··· Information given ···

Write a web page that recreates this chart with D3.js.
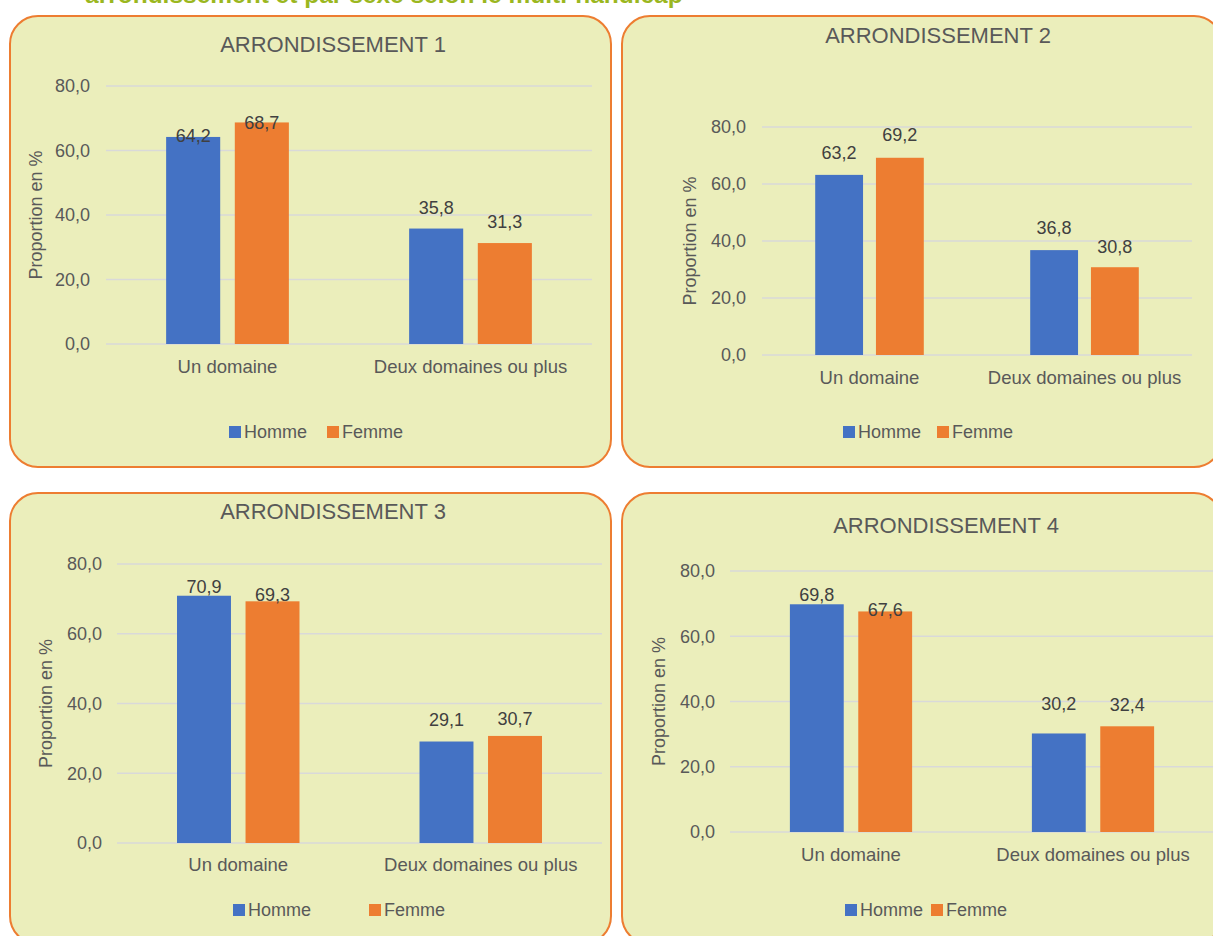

···
··· Information given ···

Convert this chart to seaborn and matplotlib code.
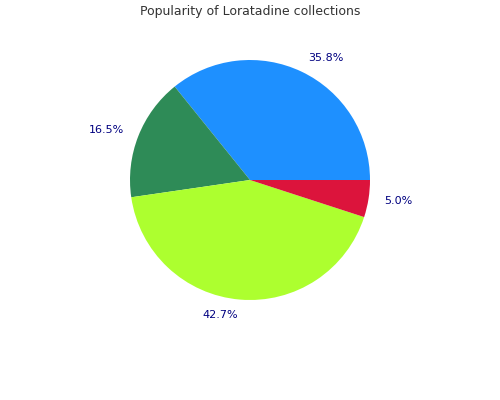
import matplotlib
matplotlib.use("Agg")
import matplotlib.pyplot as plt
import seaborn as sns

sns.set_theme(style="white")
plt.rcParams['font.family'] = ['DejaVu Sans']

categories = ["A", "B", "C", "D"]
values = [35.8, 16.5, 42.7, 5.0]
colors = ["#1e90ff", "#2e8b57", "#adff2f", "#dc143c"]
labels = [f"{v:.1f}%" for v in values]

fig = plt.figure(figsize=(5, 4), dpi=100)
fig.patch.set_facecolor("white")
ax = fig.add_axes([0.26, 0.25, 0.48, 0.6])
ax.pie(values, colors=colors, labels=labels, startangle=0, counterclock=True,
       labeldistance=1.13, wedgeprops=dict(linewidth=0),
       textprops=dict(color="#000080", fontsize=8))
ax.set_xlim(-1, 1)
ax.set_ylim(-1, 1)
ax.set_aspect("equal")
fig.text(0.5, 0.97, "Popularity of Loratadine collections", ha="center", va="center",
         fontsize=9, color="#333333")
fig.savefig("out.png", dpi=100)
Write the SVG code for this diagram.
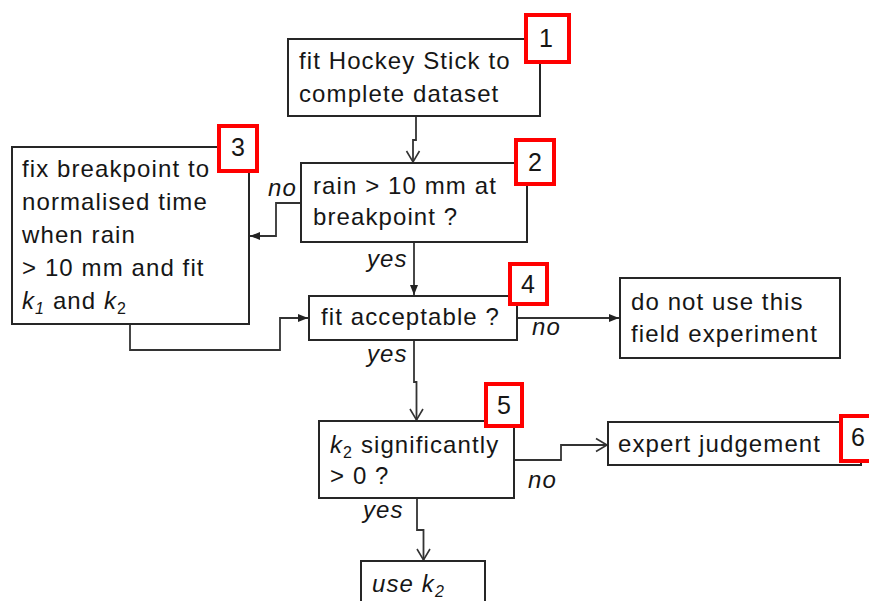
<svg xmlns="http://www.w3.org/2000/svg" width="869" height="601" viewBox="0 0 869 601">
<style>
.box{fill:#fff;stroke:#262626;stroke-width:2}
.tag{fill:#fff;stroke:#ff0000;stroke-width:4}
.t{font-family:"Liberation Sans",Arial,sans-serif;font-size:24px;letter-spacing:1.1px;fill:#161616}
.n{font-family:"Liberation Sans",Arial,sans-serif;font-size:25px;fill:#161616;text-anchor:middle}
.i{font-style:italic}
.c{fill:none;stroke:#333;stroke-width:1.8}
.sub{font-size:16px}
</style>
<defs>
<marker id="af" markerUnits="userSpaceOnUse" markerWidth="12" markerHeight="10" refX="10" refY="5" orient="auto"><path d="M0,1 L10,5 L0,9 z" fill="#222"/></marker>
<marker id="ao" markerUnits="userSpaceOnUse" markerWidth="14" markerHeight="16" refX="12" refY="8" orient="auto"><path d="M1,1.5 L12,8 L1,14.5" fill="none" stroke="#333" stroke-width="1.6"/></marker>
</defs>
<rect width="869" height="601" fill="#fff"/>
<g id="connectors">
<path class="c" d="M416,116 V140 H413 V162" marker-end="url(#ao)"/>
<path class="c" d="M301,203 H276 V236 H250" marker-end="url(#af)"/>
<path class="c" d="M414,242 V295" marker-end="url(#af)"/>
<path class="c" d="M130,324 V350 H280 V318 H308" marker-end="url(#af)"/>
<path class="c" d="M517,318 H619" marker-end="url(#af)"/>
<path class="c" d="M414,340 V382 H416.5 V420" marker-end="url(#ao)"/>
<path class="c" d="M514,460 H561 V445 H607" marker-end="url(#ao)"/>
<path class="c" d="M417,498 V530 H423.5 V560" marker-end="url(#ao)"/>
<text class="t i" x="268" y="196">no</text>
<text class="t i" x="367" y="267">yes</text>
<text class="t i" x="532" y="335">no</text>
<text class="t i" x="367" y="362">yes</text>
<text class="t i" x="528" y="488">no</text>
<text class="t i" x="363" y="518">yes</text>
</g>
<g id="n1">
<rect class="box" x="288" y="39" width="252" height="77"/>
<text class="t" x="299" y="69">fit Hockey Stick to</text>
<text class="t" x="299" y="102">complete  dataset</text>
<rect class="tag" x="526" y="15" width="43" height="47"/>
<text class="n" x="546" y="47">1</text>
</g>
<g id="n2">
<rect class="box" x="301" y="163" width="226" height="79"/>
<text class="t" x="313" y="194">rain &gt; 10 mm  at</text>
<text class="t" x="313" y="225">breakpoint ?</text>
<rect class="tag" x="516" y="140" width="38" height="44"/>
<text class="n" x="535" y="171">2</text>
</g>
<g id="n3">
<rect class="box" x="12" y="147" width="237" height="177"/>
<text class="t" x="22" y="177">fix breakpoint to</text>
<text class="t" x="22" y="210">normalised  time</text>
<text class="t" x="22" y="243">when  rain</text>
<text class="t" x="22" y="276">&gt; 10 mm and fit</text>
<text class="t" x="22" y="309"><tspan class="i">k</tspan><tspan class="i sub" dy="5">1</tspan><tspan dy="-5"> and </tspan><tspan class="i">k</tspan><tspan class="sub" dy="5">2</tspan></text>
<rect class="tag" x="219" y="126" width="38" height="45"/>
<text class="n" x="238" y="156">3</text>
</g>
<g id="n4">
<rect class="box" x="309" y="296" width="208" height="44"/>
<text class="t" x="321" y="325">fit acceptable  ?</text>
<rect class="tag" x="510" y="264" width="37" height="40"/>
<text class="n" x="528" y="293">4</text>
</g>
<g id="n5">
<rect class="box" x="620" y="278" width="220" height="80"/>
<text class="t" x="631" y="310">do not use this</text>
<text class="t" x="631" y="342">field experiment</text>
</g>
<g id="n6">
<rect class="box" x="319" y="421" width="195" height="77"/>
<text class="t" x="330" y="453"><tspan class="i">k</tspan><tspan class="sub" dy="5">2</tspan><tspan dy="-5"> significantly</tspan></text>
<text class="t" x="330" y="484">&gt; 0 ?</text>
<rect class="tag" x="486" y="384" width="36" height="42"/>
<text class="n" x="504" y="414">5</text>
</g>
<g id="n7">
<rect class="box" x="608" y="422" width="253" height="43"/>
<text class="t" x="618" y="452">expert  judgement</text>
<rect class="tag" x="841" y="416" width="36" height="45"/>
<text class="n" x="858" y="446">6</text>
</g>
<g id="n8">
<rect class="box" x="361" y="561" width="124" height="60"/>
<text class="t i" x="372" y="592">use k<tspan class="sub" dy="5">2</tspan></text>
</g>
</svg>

···

Work to complete: Every line holding "seaborn" should be copied out.

Task answer:
Convert this chart to seaborn and matplotlib code.
import seaborn as sns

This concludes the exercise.